▸ DATA PROVIDED

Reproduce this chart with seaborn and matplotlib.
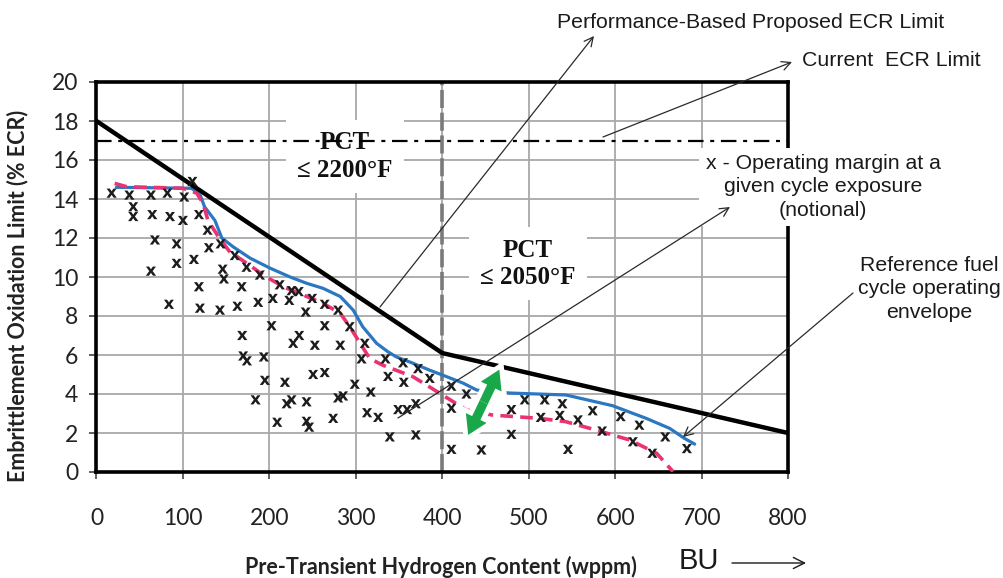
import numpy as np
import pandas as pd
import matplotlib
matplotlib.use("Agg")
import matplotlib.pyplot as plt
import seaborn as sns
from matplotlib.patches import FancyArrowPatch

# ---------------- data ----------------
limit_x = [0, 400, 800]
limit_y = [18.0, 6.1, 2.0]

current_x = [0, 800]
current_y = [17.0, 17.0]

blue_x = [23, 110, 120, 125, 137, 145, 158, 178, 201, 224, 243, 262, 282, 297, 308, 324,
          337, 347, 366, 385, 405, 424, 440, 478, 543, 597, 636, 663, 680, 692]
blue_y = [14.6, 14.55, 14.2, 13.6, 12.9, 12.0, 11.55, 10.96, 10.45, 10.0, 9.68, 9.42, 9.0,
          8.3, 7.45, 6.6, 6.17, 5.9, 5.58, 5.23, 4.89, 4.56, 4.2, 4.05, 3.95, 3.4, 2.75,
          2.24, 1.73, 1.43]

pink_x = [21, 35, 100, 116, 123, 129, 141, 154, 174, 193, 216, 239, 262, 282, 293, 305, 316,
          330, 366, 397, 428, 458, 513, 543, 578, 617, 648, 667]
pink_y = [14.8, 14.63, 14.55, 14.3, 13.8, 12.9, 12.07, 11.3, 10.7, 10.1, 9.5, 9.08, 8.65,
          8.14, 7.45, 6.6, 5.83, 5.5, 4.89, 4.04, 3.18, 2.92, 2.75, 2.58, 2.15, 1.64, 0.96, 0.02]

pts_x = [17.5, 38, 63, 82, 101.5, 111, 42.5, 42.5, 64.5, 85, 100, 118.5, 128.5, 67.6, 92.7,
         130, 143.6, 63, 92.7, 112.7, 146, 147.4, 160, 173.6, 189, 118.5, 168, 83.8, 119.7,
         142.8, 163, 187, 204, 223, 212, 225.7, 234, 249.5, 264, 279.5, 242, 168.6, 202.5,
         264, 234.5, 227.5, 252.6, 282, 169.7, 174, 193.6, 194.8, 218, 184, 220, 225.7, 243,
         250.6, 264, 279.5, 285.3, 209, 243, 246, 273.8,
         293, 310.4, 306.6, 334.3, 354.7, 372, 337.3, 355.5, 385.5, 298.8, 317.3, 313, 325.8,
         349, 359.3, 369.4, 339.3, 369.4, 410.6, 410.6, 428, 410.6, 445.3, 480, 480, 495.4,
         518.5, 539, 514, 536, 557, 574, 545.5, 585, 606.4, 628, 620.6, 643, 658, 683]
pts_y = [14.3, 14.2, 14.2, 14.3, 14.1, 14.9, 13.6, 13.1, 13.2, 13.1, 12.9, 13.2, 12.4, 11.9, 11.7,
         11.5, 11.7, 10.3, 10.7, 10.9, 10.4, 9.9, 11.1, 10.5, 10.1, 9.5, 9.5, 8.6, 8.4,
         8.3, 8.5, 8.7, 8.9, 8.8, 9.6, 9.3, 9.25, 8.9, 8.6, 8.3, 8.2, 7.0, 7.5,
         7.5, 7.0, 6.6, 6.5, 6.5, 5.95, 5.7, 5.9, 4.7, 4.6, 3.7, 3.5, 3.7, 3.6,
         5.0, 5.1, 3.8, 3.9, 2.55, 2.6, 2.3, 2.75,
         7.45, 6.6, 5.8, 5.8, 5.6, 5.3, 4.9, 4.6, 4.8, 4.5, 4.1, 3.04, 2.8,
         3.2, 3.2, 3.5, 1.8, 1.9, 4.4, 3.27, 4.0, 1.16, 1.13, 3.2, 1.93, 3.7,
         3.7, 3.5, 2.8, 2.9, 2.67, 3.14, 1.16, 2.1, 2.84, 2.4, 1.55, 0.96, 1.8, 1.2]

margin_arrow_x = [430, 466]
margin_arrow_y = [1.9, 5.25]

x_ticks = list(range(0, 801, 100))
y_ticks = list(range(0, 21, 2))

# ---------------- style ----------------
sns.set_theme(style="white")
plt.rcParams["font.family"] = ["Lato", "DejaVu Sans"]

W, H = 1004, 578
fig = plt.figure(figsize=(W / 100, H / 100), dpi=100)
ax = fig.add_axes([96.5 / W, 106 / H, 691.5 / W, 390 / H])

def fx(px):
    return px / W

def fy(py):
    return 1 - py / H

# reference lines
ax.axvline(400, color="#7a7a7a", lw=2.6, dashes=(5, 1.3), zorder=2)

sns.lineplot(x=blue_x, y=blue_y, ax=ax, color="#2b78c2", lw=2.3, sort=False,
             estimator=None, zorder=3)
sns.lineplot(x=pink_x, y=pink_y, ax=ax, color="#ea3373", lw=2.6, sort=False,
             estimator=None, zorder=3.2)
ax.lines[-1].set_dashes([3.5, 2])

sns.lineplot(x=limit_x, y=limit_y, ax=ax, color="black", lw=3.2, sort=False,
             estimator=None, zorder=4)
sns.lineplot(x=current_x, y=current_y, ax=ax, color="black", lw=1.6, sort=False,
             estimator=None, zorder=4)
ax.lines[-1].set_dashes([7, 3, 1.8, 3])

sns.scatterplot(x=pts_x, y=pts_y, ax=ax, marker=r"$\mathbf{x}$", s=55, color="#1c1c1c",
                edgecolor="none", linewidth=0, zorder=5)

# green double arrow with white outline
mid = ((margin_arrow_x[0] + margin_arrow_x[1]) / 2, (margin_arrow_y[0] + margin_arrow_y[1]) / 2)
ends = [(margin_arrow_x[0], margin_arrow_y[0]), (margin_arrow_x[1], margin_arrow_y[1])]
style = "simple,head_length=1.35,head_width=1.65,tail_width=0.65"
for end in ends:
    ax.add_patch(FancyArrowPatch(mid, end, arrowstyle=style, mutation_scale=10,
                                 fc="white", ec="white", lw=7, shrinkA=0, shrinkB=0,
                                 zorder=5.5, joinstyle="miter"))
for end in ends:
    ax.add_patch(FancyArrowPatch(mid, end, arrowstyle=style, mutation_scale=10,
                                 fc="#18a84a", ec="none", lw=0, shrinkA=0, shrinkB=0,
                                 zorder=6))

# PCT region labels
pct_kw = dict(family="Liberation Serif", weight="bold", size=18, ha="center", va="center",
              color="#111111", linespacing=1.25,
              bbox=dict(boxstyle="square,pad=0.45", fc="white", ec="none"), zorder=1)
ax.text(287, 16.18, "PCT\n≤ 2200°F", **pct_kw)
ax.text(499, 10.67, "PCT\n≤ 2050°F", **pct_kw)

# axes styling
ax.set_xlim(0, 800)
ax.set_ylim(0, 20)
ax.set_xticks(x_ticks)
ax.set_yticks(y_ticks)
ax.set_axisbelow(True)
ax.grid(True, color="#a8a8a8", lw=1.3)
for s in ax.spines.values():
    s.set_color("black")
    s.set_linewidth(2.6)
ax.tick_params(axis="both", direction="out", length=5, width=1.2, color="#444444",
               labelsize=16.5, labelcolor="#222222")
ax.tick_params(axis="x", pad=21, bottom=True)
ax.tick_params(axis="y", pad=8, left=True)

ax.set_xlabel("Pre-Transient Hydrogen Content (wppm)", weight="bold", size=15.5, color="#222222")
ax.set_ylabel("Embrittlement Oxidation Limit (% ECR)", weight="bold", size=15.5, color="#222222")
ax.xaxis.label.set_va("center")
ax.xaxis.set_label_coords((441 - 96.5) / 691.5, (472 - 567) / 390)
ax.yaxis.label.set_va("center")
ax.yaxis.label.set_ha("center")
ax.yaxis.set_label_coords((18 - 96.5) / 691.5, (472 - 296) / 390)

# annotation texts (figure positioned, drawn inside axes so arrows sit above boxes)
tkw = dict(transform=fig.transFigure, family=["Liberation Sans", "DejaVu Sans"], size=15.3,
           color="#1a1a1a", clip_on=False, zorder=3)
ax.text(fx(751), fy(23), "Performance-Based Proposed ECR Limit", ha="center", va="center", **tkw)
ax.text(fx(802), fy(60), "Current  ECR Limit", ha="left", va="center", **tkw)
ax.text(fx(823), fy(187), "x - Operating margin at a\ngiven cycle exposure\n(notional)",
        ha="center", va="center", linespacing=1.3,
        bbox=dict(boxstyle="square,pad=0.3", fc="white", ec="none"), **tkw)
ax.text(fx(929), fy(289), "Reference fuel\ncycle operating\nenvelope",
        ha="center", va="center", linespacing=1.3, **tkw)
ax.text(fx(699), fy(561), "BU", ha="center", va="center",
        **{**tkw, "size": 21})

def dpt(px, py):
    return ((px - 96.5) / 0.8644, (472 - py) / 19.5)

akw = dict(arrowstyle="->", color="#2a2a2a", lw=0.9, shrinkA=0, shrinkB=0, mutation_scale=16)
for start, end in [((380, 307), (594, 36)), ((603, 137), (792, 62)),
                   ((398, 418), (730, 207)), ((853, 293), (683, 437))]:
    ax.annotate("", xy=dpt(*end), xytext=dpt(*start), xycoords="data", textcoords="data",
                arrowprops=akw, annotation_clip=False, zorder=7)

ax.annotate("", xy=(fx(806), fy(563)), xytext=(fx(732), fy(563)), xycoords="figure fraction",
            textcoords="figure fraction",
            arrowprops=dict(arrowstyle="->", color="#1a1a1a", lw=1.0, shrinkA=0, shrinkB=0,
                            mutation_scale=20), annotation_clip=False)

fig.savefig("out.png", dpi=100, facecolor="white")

▸ WHAT IS REQUIRED
From the first line of the material down to the line containing "1.64, 0.96, 0.02]", inclusive, return each line exactly, skipping any picture.

▸ THE COMPLETED TASK
Reproduce this chart with seaborn and matplotlib.
import numpy as np
import pandas as pd
import matplotlib
matplotlib.use("Agg")
import matplotlib.pyplot as plt
import seaborn as sns
from matplotlib.patches import FancyArrowPatch

# ---------------- data ----------------
limit_x = [0, 400, 800]
limit_y = [18.0, 6.1, 2.0]

current_x = [0, 800]
current_y = [17.0, 17.0]

blue_x = [23, 110, 120, 125, 137, 145, 158, 178, 201, 224, 243, 262, 282, 297, 308, 324,
          337, 347, 366, 385, 405, 424, 440, 478, 543, 597, 636, 663, 680, 692]
blue_y = [14.6, 14.55, 14.2, 13.6, 12.9, 12.0, 11.55, 10.96, 10.45, 10.0, 9.68, 9.42, 9.0,
          8.3, 7.45, 6.6, 6.17, 5.9, 5.58, 5.23, 4.89, 4.56, 4.2, 4.05, 3.95, 3.4, 2.75,
          2.24, 1.73, 1.43]

pink_x = [21, 35, 100, 116, 123, 129, 141, 154, 174, 193, 216, 239, 262, 282, 293, 305, 316,
          330, 366, 397, 428, 458, 513, 543, 578, 617, 648, 667]
pink_y = [14.8, 14.63, 14.55, 14.3, 13.8, 12.9, 12.07, 11.3, 10.7, 10.1, 9.5, 9.08, 8.65,
          8.14, 7.45, 6.6, 5.83, 5.5, 4.89, 4.04, 3.18, 2.92, 2.75, 2.58, 2.15, 1.64, 0.96, 0.02]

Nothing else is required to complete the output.